Exercise requirements —
Provide an exact copy of the data, excluding the images.

Stored data —
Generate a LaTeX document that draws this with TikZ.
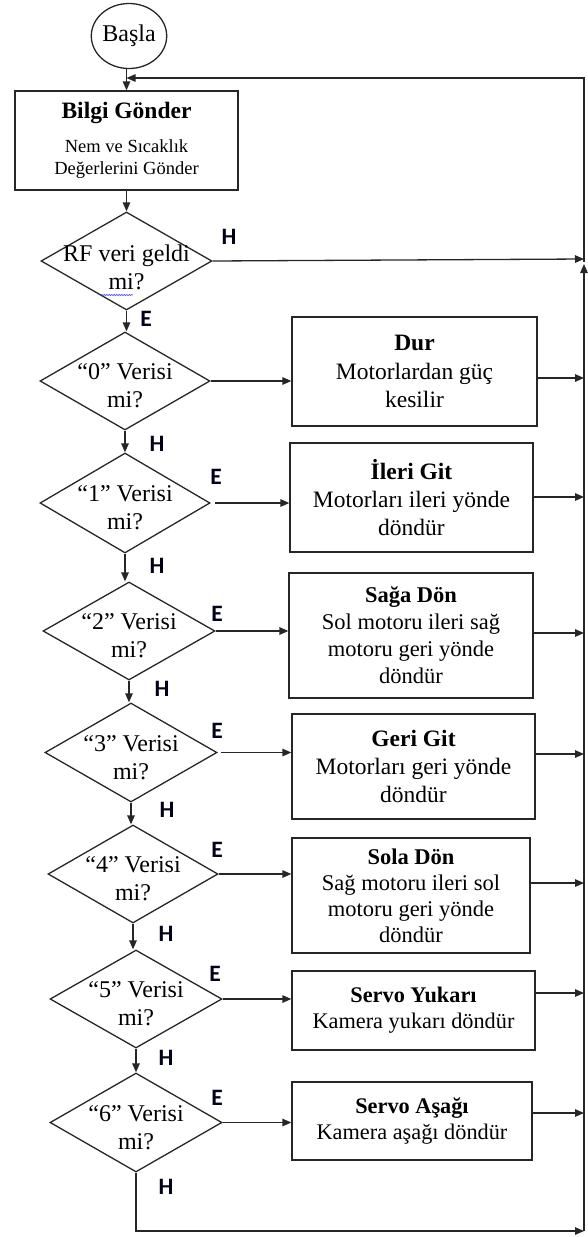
\documentclass[tikz,border=0pt]{standalone}
\usepackage{fontspec}
\setmainfont{Liberation Serif}
\newfontfamily\lblfont{Carlito}
\usetikzlibrary{shapes.geometric, arrows.meta, decorations.pathmorphing}

\begin{document}
\begin{tikzpicture}[x=1pt, y=-1pt,
  line width=1.3pt, draw=black!85,
  flow/.style={draw=black!85, -{Triangle[length=9pt,width=7.5pt]}},
  proc/.style={draw=black!85, rectangle, align=center, inner sep=2pt},
  dec/.style={draw=black!85, diamond, inner sep=0pt, minimum width=171pt, minimum height=98pt},
  dtext/.style={align=center, font=\fontsize{24}{28}\selectfont},
  yn/.style={font=\lblfont\bfseries\fontsize{23.5}{23.5}\selectfont, text=black!90!blue},
]
\useasboundingbox (0,0) rectangle (587,1237);

% start and first process
\node[draw=black!85, ellipse, minimum width=73pt, minimum height=65pt, inner sep=0pt,
      font=\fontsize{24}{28}\selectfont] (start) at (129,36) {Başla};
\node[proc, minimum width=223pt, minimum height=99pt, font=\fontsize{18.5}{22}\selectfont]
  (bilgi) at (126.5,140.5)
  {\textbf{\fontsize{23.5}{28}\selectfont Bilgi Gönder}\\[12pt]Nem ve Sıcaklık\\Değerlerini Gönder};

% decisions
\node[dec, label={[dtext,yshift=-6pt]center:{RF veri geldi\\mi?}}] (rf) at (126.5,261) {};
\node[dec, minimum width=170pt, label={[dtext,yshift=-5pt]center:{“0” Verisi\\mi?}}] (d0) at (125,381) {};
\node[dec, minimum width=170pt, minimum height=100pt, label={[dtext,yshift=-5pt]center:{“1” Verisi\\mi?}}] (d1) at (125,503) {};
\node[dec, minimum width=172pt, label={[dtext,yshift=-5pt]center:{“2” Verisi\\mi?}}] (d2) at (129,631) {};
\node[dec, minimum width=172pt, minimum height=99pt, label={[dtext,yshift=-5pt]center:{“3” Verisi\\mi?}}] (d3) at (131,752.5) {};
\node[dec, minimum width=170pt, label={[dtext,yshift=-5pt]center:{“4” Verisi\\mi?}}] (d4) at (133,874) {};
\node[dec, minimum width=172pt, label={[dtext,yshift=-5pt]center:{“5” Verisi\\mi?}}] (d5) at (136,999) {};
\node[dec, minimum width=172pt, minimum height=99pt, label={[dtext,yshift=-5pt]center:{“6” Verisi\\mi?}}] (d6) at (136,1122.5) {};

% actions
\node[proc, minimum width=245pt, minimum height=109pt, font=\fontsize{23.5}{28.5}\selectfont]
  (dur) at (414.5,371.5) {\textbf{Dur}\\Motorlardan güç\\kesilir};
\node[proc, minimum width=243pt, minimum height=109pt, font=\fontsize{23.5}{28}\selectfont]
  (ileri) at (411.5,497.5) {\textbf{İleri Git}\\Motorları ileri yönde\\döndür};
\node[proc, minimum width=244pt, minimum height=125pt, font=\fontsize{22.5}{27}\selectfont]
  (saga) at (411,635.5) {\textbf{Sağa Dön}\\Sol motoru ileri sağ\\motoru geri yönde\\döndür};
\node[proc, minimum width=243pt, minimum height=105pt, font=\fontsize{23.5}{28}\selectfont]
  (geri) at (413.5,766.5) {\textbf{Geri Git}\\Motorları geri yönde\\döndür};
\node[proc, minimum width=238pt, minimum height=115pt, font=\fontsize{22.5}{26}\selectfont]
  (sola) at (411,895.5) {\textbf{Sola Dön}\\Sağ motoru ileri sol\\motoru geri yönde\\döndür};
\node[proc, minimum width=243pt, minimum height=79pt, font=\fontsize{22.3}{26}\selectfont]
  (yukari) at (413.5,1010.5) {\textbf{Servo Yukarı}\\Kamera yukarı döndür};
\node[proc, minimum width=240pt, minimum height=78pt, font=\fontsize{22.3}{26}\selectfont]
  (asagi) at (412,1121) {\textbf{Servo Aşağı}\\Kamera aşağı döndür};

% yes / no labels
\node[yn] (hrf) at (229,237) {H};
\node[yn] (erf) at (146,319) {E};
\node[yn] (h0) at (157,444) {H};
\node[yn] (e1) at (216,477) {E};
\node[yn] (h1) at (157,566) {H};
\node[yn] (e2) at (217,614) {E};
\node[yn] (h2) at (162,689) {H};
\node[yn] (e3) at (217,731) {E};
\node[yn] (h3) at (167,810) {H};
\node[yn] (e4) at (217,850) {E};
\node[yn] (h4) at (166,934) {H};
\node[yn] (e5) at (215,974) {E};
\node[yn] (h5) at (166,1058) {H};
\node[yn] (e6) at (217,1098) {E};
\node[yn] (h6) at (166,1187) {H};

% return bus on the right
\coordinate (topJ) at (126.5,78);
\coordinate (busRF) at (584,259);
\coordinate (busTop) at (584,264);
\coordinate (busBot) at (584,1231);
\coordinate (r0) at (584,378);
\coordinate (r1) at (584,497);
\coordinate (r2) at (584,633);
\coordinate (r3) at (584,754);
\coordinate (r4) at (584,883);
\coordinate (r5) at (584,993);
\coordinate (r6) at (584,1113);

% main column
\draw[flow] (bilgi.north |- start.south) -- (bilgi.north);
\draw[flow] (bilgi) -- (rf);
\draw[flow] (rf.south) -- (rf.south |- d0.north);
\draw[flow] (d0.south) -- (d0.south |- d1.north);
\draw[flow] (d1.south) -- (d1.south |- d2.north);
\draw[flow] (d2.south) -- (d2.south |- d3.north);
\draw[flow] (d3.south) -- (d3.south |- d4.north);
\draw[flow] (d4.south) -- (d4.south |- d5.north);
\draw[flow] (d5.south) -- (d5.south |- d6.north);

% decisions to actions
\draw[flow] (d0.east) -- (d0.east -| dur.west);
\draw[flow] ([xshift=4pt]d1.east) -- (d1.east -| ileri.west);
\draw[flow] (d2.east) -- (d2.east -| saga.west);
\draw[flow] ([xshift=3pt]d3.east) -- (d3.east -| geri.west);
\draw[flow] (d4.east) -- (d4.east -| sola.west);
\draw[flow] (d5.east) -- (d5.east -| yukari.west);
\draw[flow] (d6.east) -- (d6.east -| asagi.west);

% actions to the bus
\draw[flow] (dur.east |- r0) -- (r0);
\draw[flow] (ileri.east |- r1) -- (r1);
\draw[flow] (saga.east |- r2) -- (r2);
\draw[flow] (geri.east |- r3) -- (r3);
\draw[flow] (sola.east |- r4) -- (r4);
\draw[flow] (yukari.east |- r5) -- (r5);
\draw[flow] (asagi.east |- r6) -- (r6);

% loops back
\draw[flow] (rf.east) -- (busRF);
\draw[flow] (d6.south) |- (busBot);
\draw[flow] (busBot) -- (busTop);
\draw[flow] ([yshift=-3pt]busRF) |- (topJ);

% spelling mark under "mi"
\draw[blue!70!white, line width=0.6pt, decorate,
      decoration={snake, amplitude=0.6pt, segment length=2.5pt}] (101,295) -- (133,295);
\end{tikzpicture}
\end{document}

Solution below —
Generate a LaTeX document that draws this with TikZ.
\documentclass[tikz,border=0pt]{standalone}
\usepackage{fontspec}
\setmainfont{Liberation Serif}
\newfontfamily\lblfont{Carlito}
\usetikzlibrary{shapes.geometric, arrows.meta, decorations.pathmorphing}

\begin{document}
\begin{tikzpicture}[x=1pt, y=-1pt,
  line width=1.3pt, draw=black!85,
  flow/.style={draw=black!85, -{Triangle[length=9pt,width=7.5pt]}},
  proc/.style={draw=black!85, rectangle, align=center, inner sep=2pt},
  dec/.style={draw=black!85, diamond, inner sep=0pt, minimum width=171pt, minimum height=98pt},
  dtext/.style={align=center, font=\fontsize{24}{28}\selectfont},
  yn/.style={font=\lblfont\bfseries\fontsize{23.5}{23.5}\selectfont, text=black!90!blue},
]
\useasboundingbox (0,0) rectangle (587,1237);

% start and first process
\node[draw=black!85, ellipse, minimum width=73pt, minimum height=65pt, inner sep=0pt,
      font=\fontsize{24}{28}\selectfont] (start) at (129,36) {Başla};
\node[proc, minimum width=223pt, minimum height=99pt, font=\fontsize{18.5}{22}\selectfont]
  (bilgi) at (126.5,140.5)
  {\textbf{\fontsize{23.5}{28}\selectfont Bilgi Gönder}\\[12pt]Nem ve Sıcaklık\\Değerlerini Gönder};

% decisions
\node[dec, label={[dtext,yshift=-6pt]center:{RF veri geldi\\mi?}}] (rf) at (126.5,261) {};
\node[dec, minimum width=170pt, label={[dtext,yshift=-5pt]center:{“0” Verisi\\mi?}}] (d0) at (125,381) {};
\node[dec, minimum width=170pt, minimum height=100pt, label={[dtext,yshift=-5pt]center:{“1” Verisi\\mi?}}] (d1) at (125,503) {};
\node[dec, minimum width=172pt, label={[dtext,yshift=-5pt]center:{“2” Verisi\\mi?}}] (d2) at (129,631) {};
\node[dec, minimum width=172pt, minimum height=99pt, label={[dtext,yshift=-5pt]center:{“3” Verisi\\mi?}}] (d3) at (131,752.5) {};
\node[dec, minimum width=170pt, label={[dtext,yshift=-5pt]center:{“4” Verisi\\mi?}}] (d4) at (133,874) {};
\node[dec, minimum width=172pt, label={[dtext,yshift=-5pt]center:{“5” Verisi\\mi?}}] (d5) at (136,999) {};
\node[dec, minimum width=172pt, minimum height=99pt, label={[dtext,yshift=-5pt]center:{“6” Verisi\\mi?}}] (d6) at (136,1122.5) {};

% actions
\node[proc, minimum width=245pt, minimum height=109pt, font=\fontsize{23.5}{28.5}\selectfont]
  (dur) at (414.5,371.5) {\textbf{Dur}\\Motorlardan güç\\kesilir};
\node[proc, minimum width=243pt, minimum height=109pt, font=\fontsize{23.5}{28}\selectfont]
  (ileri) at (411.5,497.5) {\textbf{İleri Git}\\Motorları ileri yönde\\döndür};
\node[proc, minimum width=244pt, minimum height=125pt, font=\fontsize{22.5}{27}\selectfont]
  (saga) at (411,635.5) {\textbf{Sağa Dön}\\Sol motoru ileri sağ\\motoru geri yönde\\döndür};
\node[proc, minimum width=243pt, minimum height=105pt, font=\fontsize{23.5}{28}\selectfont]
  (geri) at (413.5,766.5) {\textbf{Geri Git}\\Motorları geri yönde\\döndür};
\node[proc, minimum width=238pt, minimum height=115pt, font=\fontsize{22.5}{26}\selectfont]
  (sola) at (411,895.5) {\textbf{Sola Dön}\\Sağ motoru ileri sol\\motoru geri yönde\\döndür};
\node[proc, minimum width=243pt, minimum height=79pt, font=\fontsize{22.3}{26}\selectfont]
  (yukari) at (413.5,1010.5) {\textbf{Servo Yukarı}\\Kamera yukarı döndür};
\node[proc, minimum width=240pt, minimum height=78pt, font=\fontsize{22.3}{26}\selectfont]
  (asagi) at (412,1121) {\textbf{Servo Aşağı}\\Kamera aşağı döndür};

% yes / no labels
\node[yn] (hrf) at (229,237) {H};
\node[yn] (erf) at (146,319) {E};
\node[yn] (h0) at (157,444) {H};
\node[yn] (e1) at (216,477) {E};
\node[yn] (h1) at (157,566) {H};
\node[yn] (e2) at (217,614) {E};
\node[yn] (h2) at (162,689) {H};
\node[yn] (e3) at (217,731) {E};
\node[yn] (h3) at (167,810) {H};
\node[yn] (e4) at (217,850) {E};
\node[yn] (h4) at (166,934) {H};
\node[yn] (e5) at (215,974) {E};
\node[yn] (h5) at (166,1058) {H};
\node[yn] (e6) at (217,1098) {E};
\node[yn] (h6) at (166,1187) {H};

% return bus on the right
\coordinate (topJ) at (126.5,78);
\coordinate (busRF) at (584,259);
\coordinate (busTop) at (584,264);
\coordinate (busBot) at (584,1231);
\coordinate (r0) at (584,378);
\coordinate (r1) at (584,497);
\coordinate (r2) at (584,633);
\coordinate (r3) at (584,754);
\coordinate (r4) at (584,883);
\coordinate (r5) at (584,993);
\coordinate (r6) at (584,1113);

% main column
\draw[flow] (bilgi.north |- start.south) -- (bilgi.north);
\draw[flow] (bilgi) -- (rf);
\draw[flow] (rf.south) -- (rf.south |- d0.north);
\draw[flow] (d0.south) -- (d0.south |- d1.north);
\draw[flow] (d1.south) -- (d1.south |- d2.north);
\draw[flow] (d2.south) -- (d2.south |- d3.north);
\draw[flow] (d3.south) -- (d3.south |- d4.north);
\draw[flow] (d4.south) -- (d4.south |- d5.north);
\draw[flow] (d5.south) -- (d5.south |- d6.north);

% decisions to actions
\draw[flow] (d0.east) -- (d0.east -| dur.west);
\draw[flow] ([xshift=4pt]d1.east) -- (d1.east -| ileri.west);
\draw[flow] (d2.east) -- (d2.east -| saga.west);
\draw[flow] ([xshift=3pt]d3.east) -- (d3.east -| geri.west);
\draw[flow] (d4.east) -- (d4.east -| sola.west);
\draw[flow] (d5.east) -- (d5.east -| yukari.west);
\draw[flow] (d6.east) -- (d6.east -| asagi.west);

% actions to the bus
\draw[flow] (dur.east |- r0) -- (r0);
\draw[flow] (ileri.east |- r1) -- (r1);
\draw[flow] (saga.east |- r2) -- (r2);
\draw[flow] (geri.east |- r3) -- (r3);
\draw[flow] (sola.east |- r4) -- (r4);
\draw[flow] (yukari.east |- r5) -- (r5);
\draw[flow] (asagi.east |- r6) -- (r6);

% loops back
\draw[flow] (rf.east) -- (busRF);
\draw[flow] (d6.south) |- (busBot);
\draw[flow] (busBot) -- (busTop);
\draw[flow] ([yshift=-3pt]busRF) |- (topJ);

% spelling mark under "mi"
\draw[blue!70!white, line width=0.6pt, decorate,
      decoration={snake, amplitude=0.6pt, segment length=2.5pt}] (101,295) -- (133,295);
\end{tikzpicture}
\end{document}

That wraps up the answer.